On average, elementary or secondary schools pay $2 per minute for prerecorded programs, while post-secondary institutions pay $2.55. The Board considers it appropriate to maintain this price difference in setting the ERCC transactional tariff. Therefore, applying the above-noted 20 per cent discount, the Board sets the ERCC transactional rates at $1.60 per minute for elementary/secondary schools. For post-secondary schools, that approach would yield a rate of $2.04. However, since ERCC is only asking for $2, the rate is set at that amount.

ERCC and the Coalition agree that the rate for making a copy of a radio program should be 1/12th of the rate for making copies of television programs. Consequently the Board sets the rate at 13 cents per minute for elementary and secondary schools and 17 cents per minute for post-secondary schools.

B. The Comprehensive Tariff

The approaches put forward by ERCC and the Education Coalition in this respect differ markedly.

ERCC proposed rates of $2.40 per FTE in elementary and secondary schools and of $4.80 per FTE in post-secondary institutions. ERCC saw no readily apparent proxy that can be used to help set the comprehensive rate. It suggested that the Board rely on foreign experience to establish a fair and reasonable comprehensive rate level, and especially on the situation in Australia, where a similar regime has been in place for more than a decade. In ERCC’s view, the Australian model supports the establishment of a much higher rate for post-secondary institutions than for others.

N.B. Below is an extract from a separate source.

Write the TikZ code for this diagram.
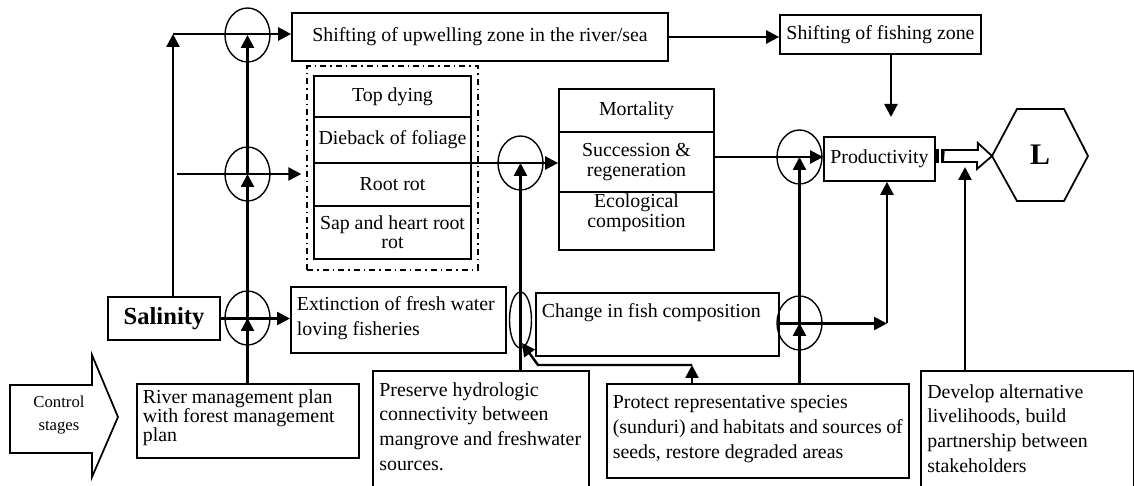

The Education Coalition proposed to determine the comprehensive rate by dividing the copyright royalty portion of revenues from the sale of prerecorded videocassettes by the current number of FTEs. The key assumption underlying this approach is that the institutions’ budgets for purchasing videocassettes are fixed at current levels and that institutions would transfer those funds to the payment of the comprehensive tariff. [14] This would yield a rate of 37 cents per FTE. The Education Coalition sees no reasons why post-secondary institutions should pay more than other institutions. In its view, just as there should be a single transactional rate, there should also be a single comprehensive rate.

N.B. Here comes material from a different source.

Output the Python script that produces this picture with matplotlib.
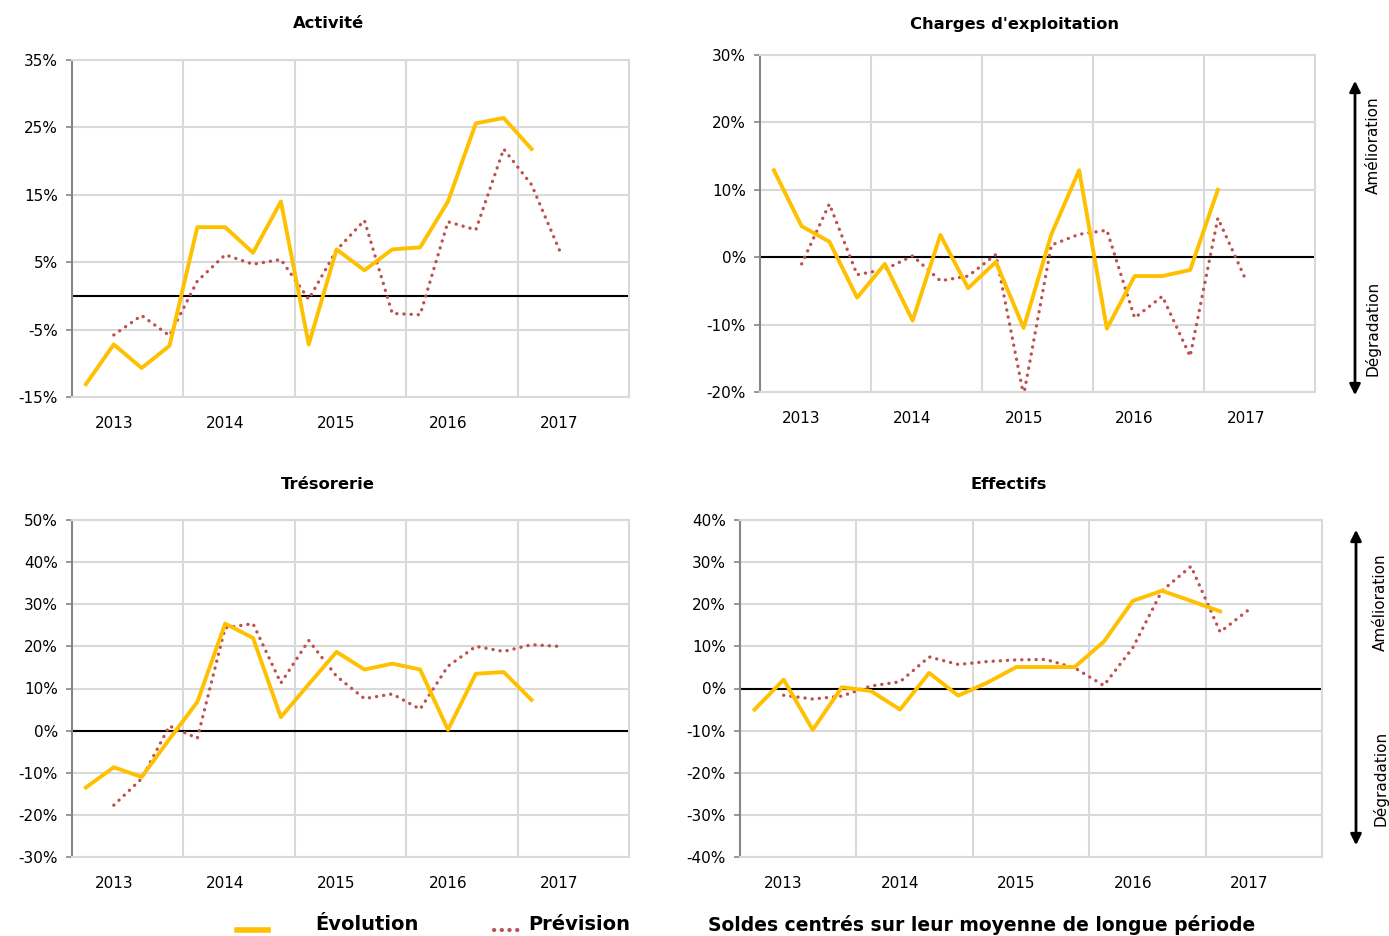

The Board finds neither proposal satisfactory.

Though rates set in foreign jurisdictions for similar uses may serve as a reality check, to establish a Canadian rate solely on the basis of one or more existing foreign rates raises too many difficulties. As the ERCC’s evidence shows, tariff rates covering similar rights can vary significantly from country to country [15] , but not all regimes deal with the same uses. Institutions essentially can copy news and news commentary programs for free in Canada, but not in the United Kingdom, Australia or New Zealand. Canadian institutions must pay for performing programs in the classroom while institutions in the United Kingdom, Australia and New Zealand can do so for free. Markets are different. The amount of broadcast programs varies significantly. Exchange rate adjusted comparisons bear no real relation to the value of a right in each respective country and, consequently, are of dubious worth at best.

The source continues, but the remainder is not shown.